Seasons passed and successive generations of blue jays flew to the maple trees in my backyard. My hair turned white. Grandchildren were born, and still that small voice whispered, "Be open to love, for in love you will find God." To my surprise and delight, I discovered it was true.
The psalmist wrote: "The heavens are telling the glory of God; they are a marvellous display of his craftsmanship. Day and night they keep telling about God. Without a sound or word, silent in the skies, the message reaches all the world."
All of nature declares the order, glory and wonder of God. His sovereignty and love can be found in the majesty of heavens and the modesty of the smallest flower. We must be silent to hear them call to us.

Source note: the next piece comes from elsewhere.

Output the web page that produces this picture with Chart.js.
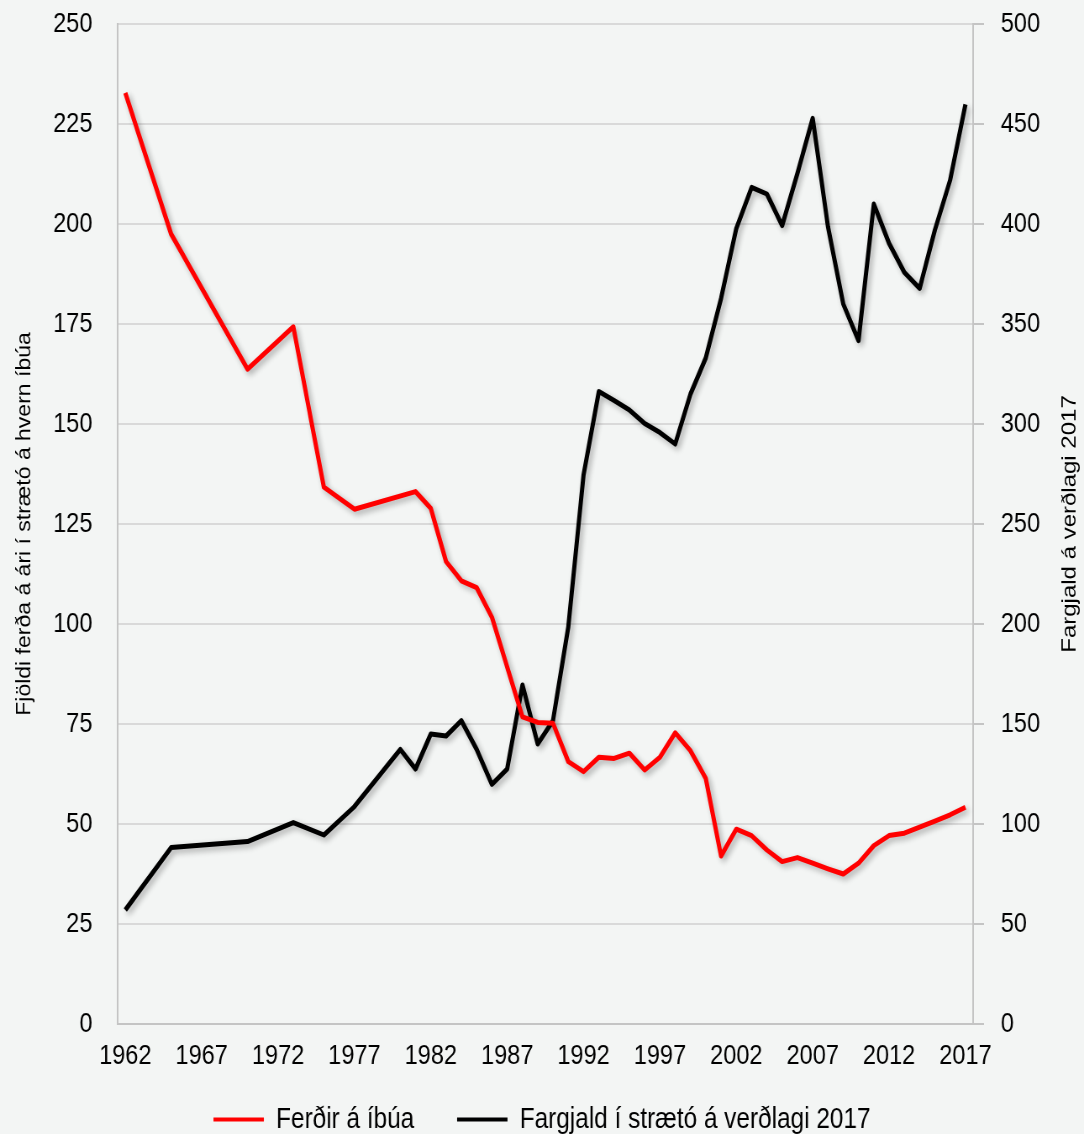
<!DOCTYPE html>
<html>
<head>
<meta charset="utf-8">
<script src="https://cdn.jsdelivr.net/npm/chart.js@4.4.1/dist/chart.umd.min.js"></script>
<style>
  html, body { margin: 0; padding: 0; background: #f3f5f4; overflow: hidden; }
  #wrap { width: 1290px; height: 1134px; transform: scaleX(0.84031); transform-origin: 0 0; }
</style>
</head>
<body>
<div id="wrap"><canvas id="chart"></canvas></div>
<script>
// Ár 1962-2017
const years = [];
for (let y = 1962; y <= 2017; y++) years.push(String(y));

// Ferðir á íbúa (vinstri ás)
const ferdir = [
  232.8, null, null, 197.5, null, null, null, null, 163.7, null,
  null, 174.3, null, 134.2, null, 128.7, null, null, null, 133.1,
  128.9, 115.6, 110.8, 109.1, 101.7, null, 76.8, 75.4, 75.2, 65.6,
  63.1, 66.7, 66.4, 67.7, 63.5, 66.7, 72.8, 68.3, 61.4, 42.0,
  48.7, 47.1, 43.5, 40.6, 41.6, 40.2, 38.8, 37.5, 40.2, 44.6,
  47.1, 47.7, 49.2, 50.7, 52.3, 54.2
];

// Fargjald í strætó á verðlagi 2017 (hægri ás)
const fargjald = [
  57.0, null, null, 88.2, null, null, null, null, 91.2, null,
  null, 100.7, null, 94.5, null, 108.7, null, null, 137.3, 127.5,
  145.0, 144.0, 151.7, 137.3, 119.8, 127.5, 169.5, 140.0, 151.7, 198.5,
  274.5, 316.2, 311.7, 307.0, 300.3, 295.7, 290.0, 315.0, 333.0, 362.8,
  397.8, 418.3, 415.0, 399.2, 425.3, 452.8, 398.7, 360.0, 341.7, 410.0,
  390.3, 375.8, 367.8, 397.0, 422.0, 459.8
];

const leftTicks = { min: 0, max: 250, step: 25 };
const rightTicks = { min: 0, max: 500, step: 50 };

const leftTitle = 'Fjöldi ferða á ári í strætó á hvern íbúa';
const rightTitle = 'Fargjald á verðlagi 2017';

const FONT = "'Liberation Sans', Arial, sans-serif";
const gridColor = '#d9d9d9';
const axisColor = '#c4c4c4';

// mjúkur skuggi undir línunum
const lineShadow = {
  id: 'lineShadow',
  beforeDatasetsDraw(chart) {
    const c = chart.ctx;
    c.save();
    c.shadowColor = 'rgba(0,0,0,0.32)';
    c.shadowBlur = 6;
    c.shadowOffsetX = 3;
    c.shadowOffsetY = 3;
  },
  afterDatasetsDraw(chart) {
    chart.ctx.restore();
  }
};

// titill hægri áss, les neðan frá og upp
const rightAxisTitle = {
  id: 'rightAxisTitle',
  afterDraw(chart) {
    const { ctx, chartArea } = chart;
    ctx.save();
    ctx.translate(chart.width - 17, (chartArea.top + chartArea.bottom) / 2);
    ctx.rotate(-Math.PI / 2);
    ctx.font = '24px ' + FONT;
    ctx.fillStyle = '#000';
    ctx.textAlign = 'center';
    ctx.textBaseline = 'middle';
    ctx.fillText(rightTitle, 0, 0);
    ctx.restore();
  }
};

// x-ásinn tekur lítið pláss en merkin mega ná niður fyrir hann
const xLabelRoom = {
  id: 'xLabelRoom',
  afterLayout(chart) {
    const x = chart.scales.x;
    x.bottom = x.top + 48;
  }
};

// fast breidd á y-ásum, engin aukabil ofan/neðan
const fixWidth = (w) => (scale) => {
  scale.width = w;
  scale.paddingTop = 0;
  scale.paddingBottom = 0;
};

new Chart(document.getElementById('chart'), {
  type: 'line',
  data: {
    labels: years,
    datasets: [
      {
        label: 'Ferðir á íbúa',
        data: ferdir,
        yAxisID: 'y',
        borderColor: '#ff0000',
        backgroundColor: '#ff0000',
        borderWidth: 5,
        borderJoinStyle: 'round',
        pointRadius: 0,
        spanGaps: true,
        tension: 0
      },
      {
        label: 'Fargjald í strætó á verðlagi 2017',
        data: fargjald,
        yAxisID: 'y1',
        borderColor: '#000000',
        backgroundColor: '#000000',
        borderWidth: 5,
        borderJoinStyle: 'round',
        pointRadius: 0,
        spanGaps: true,
        tension: 0
      }
    ]
  },
  options: {
    responsive: true,
    maintainAspectRatio: false,
    animation: false,
    layout: { padding: { top: 24, right: 0, bottom: -10, left: 0 } },
    scales: {
      x: {
        offset: true,
        grid: { display: false },
        border: { display: true, color: axisColor, width: 2 },
        ticks: {
          autoSkip: false,
          maxRotation: 0,
          padding: 7,
          color: '#000',
          font: { family: FONT, size: 28 },
          callback: (v, i) => (i % 5 === 0 ? years[i] : null)
        },
        afterFit: (scale) => { scale.height = 30; }
      },
      y: {
        position: 'left',
        min: leftTicks.min,
        max: leftTicks.max,
        grid: { color: gridColor, lineWidth: 2, drawTicks: false },
        border: { display: true, color: axisColor, width: 2 },
        ticks: {
          stepSize: leftTicks.step,
          padding: 30,
          color: '#000',
          font: { family: FONT, size: 28 }
        },
        title: {
          display: true,
          text: leftTitle,
          color: '#000',
          font: { family: FONT, size: 23 },
          padding: { top: 16, bottom: 0 }
        },
        afterFit: fixWidth(140)
      },
      y1: {
        position: 'right',
        min: rightTicks.min,
        max: rightTicks.max,
        grid: { drawOnChartArea: false, drawTicks: true, tickLength: 13, color: axisColor, lineWidth: 2 },
        border: { display: true, color: axisColor, width: 2 },
        ticks: {
          stepSize: rightTicks.step,
          padding: 20,
          color: '#000',
          font: { family: FONT, size: 28 }
        },
        afterFit: fixWidth(132)
      }
    },
    plugins: {
      legend: {
        position: 'bottom',
        labels: {
          color: '#000',
          font: { family: FONT, size: 29 },
          boxWidth: 60,
          boxHeight: 4,
          padding: 51,
          generateLabels: (chart) =>
            Chart.defaults.plugins.legend.labels.generateLabels(chart).map(l => ({ ...l, lineWidth: 0 }))
        }
      },
      tooltip: { enabled: false }
    }
  },
  plugins: [lineShadow, rightAxisTitle, xLabelRoom]
});
</script>
</body>
</html>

The meaning of my life did not come in a thunder-clap of glory, but rather in a gentle breeze of ordinary rhythms of living. The purpose of my life is here with those I love with the greater and perfect love of Christ.
I am reminded of a conversation in the 1985 television production Anne of Green Gables where Anne says to her future husband, Gilbert Blythe: "I went looking for my ideals outside myself and discovered it's not what the world holds for you, it's what you bring to it.
"The dreams that are dearest to my heart are right here. I don't want sun bursts and marble halls. I just want you."
Marble hallways of great universities were for my father and grandfather. Sunbursts of artistic glory are for my children and grandchildren. My place is here with my beloved wife of 40 years, and to quietly wait on the Lord.
My quaint little village is no longer a quaint village. The hustle and bustle of city life swirls just beyond my little house and yard with the maple trees. But adult children and grandchildren and blue jays still come to visit me.
God speaks to me in the breeze that rustles the trees' leaves and the church bell that rings each day at the top of the hill reminding me that I am loved by the Creator of love and life.
About matters of divine love, I have been such a slow learner. But finally I can say to God, "I don't want sunbursts or marble halls. I want you." God has made himself known to me in the ordinary rhythms of life.